#### Objective
Filter the records for lines holding the string "this".

[START OF Information provided]

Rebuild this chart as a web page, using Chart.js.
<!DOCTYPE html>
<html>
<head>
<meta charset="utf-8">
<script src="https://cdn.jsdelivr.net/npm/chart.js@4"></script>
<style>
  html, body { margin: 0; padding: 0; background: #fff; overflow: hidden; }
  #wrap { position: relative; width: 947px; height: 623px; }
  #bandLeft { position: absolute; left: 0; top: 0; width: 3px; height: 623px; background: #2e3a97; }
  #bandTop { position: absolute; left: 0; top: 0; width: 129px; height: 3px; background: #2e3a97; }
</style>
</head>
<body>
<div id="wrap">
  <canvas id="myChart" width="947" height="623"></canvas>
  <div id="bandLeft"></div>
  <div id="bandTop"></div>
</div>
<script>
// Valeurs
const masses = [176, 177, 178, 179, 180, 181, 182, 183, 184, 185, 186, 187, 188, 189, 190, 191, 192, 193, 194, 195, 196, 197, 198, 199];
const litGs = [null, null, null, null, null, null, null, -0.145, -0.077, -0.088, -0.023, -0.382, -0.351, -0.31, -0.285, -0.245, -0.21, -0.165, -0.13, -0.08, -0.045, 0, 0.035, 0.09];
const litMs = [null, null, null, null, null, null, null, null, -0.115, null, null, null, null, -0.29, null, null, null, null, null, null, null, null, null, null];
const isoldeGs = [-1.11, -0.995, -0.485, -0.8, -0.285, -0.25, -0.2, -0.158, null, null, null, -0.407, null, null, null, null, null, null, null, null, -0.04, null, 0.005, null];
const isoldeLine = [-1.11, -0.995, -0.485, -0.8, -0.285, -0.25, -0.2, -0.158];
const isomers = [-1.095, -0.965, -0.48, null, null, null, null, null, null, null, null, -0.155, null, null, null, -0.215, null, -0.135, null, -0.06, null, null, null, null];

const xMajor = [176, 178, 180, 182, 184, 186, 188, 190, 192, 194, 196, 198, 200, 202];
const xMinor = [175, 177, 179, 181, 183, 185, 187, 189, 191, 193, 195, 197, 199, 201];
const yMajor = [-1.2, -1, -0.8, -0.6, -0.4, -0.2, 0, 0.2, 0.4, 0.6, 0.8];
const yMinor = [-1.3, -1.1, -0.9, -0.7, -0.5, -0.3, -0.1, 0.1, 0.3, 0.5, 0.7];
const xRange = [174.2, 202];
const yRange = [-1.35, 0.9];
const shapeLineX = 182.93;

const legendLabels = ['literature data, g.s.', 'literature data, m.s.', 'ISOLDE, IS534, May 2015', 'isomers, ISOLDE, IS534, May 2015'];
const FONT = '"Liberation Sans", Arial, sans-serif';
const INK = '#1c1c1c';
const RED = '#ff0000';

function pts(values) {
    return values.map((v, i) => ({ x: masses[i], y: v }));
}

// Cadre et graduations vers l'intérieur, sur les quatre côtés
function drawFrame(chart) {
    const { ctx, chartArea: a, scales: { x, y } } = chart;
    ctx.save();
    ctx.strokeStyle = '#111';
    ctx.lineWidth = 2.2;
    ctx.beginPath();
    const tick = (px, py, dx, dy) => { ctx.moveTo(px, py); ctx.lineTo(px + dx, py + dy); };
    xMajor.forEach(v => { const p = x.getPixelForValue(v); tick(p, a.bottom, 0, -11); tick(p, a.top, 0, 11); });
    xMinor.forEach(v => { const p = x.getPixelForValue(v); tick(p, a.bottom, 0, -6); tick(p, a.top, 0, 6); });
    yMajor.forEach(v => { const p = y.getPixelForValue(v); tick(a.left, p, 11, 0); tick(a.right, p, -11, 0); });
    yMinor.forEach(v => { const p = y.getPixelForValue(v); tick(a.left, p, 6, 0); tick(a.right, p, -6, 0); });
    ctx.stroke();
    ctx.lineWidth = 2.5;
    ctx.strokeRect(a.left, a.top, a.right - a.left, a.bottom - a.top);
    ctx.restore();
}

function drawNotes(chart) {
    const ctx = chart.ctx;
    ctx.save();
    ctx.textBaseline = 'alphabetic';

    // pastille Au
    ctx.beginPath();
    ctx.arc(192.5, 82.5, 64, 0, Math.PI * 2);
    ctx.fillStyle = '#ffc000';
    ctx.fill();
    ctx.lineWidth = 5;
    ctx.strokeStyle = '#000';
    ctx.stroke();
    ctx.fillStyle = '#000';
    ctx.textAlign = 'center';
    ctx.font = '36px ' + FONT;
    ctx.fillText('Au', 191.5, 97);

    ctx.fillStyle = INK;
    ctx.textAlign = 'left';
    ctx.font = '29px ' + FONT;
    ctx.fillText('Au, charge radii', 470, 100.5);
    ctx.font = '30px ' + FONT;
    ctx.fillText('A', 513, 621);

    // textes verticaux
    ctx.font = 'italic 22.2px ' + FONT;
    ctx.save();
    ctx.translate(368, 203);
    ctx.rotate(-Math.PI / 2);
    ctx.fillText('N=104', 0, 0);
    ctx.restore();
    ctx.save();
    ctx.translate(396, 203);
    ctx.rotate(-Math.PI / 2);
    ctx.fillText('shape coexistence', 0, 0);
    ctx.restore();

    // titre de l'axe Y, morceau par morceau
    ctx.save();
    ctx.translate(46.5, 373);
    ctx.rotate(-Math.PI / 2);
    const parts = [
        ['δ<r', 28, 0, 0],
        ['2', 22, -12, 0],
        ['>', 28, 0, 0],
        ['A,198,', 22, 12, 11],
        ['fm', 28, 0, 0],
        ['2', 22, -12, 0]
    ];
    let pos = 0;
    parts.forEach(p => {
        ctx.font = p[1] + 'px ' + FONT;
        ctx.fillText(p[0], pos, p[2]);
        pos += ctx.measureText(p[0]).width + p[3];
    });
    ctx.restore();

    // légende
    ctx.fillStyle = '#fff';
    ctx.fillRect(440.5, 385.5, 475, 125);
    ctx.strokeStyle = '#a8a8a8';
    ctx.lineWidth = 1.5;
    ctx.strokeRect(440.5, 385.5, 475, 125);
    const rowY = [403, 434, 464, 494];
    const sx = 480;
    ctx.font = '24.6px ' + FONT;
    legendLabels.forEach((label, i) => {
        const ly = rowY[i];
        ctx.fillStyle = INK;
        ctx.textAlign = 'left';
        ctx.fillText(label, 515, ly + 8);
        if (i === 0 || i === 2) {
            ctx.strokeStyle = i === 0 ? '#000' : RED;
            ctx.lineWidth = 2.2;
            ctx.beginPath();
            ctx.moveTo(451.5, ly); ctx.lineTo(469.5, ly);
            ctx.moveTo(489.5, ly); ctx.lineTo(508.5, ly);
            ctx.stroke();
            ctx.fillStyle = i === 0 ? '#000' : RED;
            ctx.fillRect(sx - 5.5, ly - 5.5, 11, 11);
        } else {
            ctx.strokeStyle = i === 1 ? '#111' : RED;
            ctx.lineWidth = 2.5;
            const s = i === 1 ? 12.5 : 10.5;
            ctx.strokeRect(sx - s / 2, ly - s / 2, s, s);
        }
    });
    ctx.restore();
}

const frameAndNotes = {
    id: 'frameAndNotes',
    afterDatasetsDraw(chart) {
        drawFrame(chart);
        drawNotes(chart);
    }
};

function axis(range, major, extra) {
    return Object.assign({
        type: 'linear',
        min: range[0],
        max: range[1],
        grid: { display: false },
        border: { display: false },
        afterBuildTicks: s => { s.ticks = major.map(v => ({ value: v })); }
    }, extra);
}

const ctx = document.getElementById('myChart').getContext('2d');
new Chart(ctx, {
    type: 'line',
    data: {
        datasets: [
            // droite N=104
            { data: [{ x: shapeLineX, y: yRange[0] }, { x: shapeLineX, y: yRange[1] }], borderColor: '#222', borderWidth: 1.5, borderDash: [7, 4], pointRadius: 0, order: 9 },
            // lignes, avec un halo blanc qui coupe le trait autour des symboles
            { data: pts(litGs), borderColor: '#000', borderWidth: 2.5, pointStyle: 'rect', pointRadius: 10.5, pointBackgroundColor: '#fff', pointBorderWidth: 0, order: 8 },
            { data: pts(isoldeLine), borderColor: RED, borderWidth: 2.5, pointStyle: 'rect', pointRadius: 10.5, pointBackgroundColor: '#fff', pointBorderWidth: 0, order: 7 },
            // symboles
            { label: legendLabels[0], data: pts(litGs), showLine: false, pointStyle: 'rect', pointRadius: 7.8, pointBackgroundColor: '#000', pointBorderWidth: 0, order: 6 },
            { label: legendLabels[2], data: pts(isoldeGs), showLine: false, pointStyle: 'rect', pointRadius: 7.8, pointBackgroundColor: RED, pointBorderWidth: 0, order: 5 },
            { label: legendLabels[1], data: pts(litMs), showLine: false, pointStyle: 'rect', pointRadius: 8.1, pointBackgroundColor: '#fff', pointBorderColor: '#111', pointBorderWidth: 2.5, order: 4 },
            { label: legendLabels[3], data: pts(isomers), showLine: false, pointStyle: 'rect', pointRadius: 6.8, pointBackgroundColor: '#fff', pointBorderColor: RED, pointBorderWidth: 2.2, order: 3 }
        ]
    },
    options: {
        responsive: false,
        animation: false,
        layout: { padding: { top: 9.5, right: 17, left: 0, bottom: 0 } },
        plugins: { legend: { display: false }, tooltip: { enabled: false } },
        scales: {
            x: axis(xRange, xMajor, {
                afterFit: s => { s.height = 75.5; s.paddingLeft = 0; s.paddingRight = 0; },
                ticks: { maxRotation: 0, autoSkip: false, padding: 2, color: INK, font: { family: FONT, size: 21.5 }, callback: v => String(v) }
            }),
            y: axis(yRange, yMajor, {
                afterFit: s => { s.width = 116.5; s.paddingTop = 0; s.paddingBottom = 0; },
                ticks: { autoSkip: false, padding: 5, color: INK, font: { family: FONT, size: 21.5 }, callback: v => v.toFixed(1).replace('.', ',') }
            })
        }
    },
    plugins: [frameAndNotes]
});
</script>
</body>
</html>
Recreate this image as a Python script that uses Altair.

[END OF Information provided]

#### Written reply
Rebuild this chart as a web page, using Chart.js.
Recreate this image as a Python script that uses Altair.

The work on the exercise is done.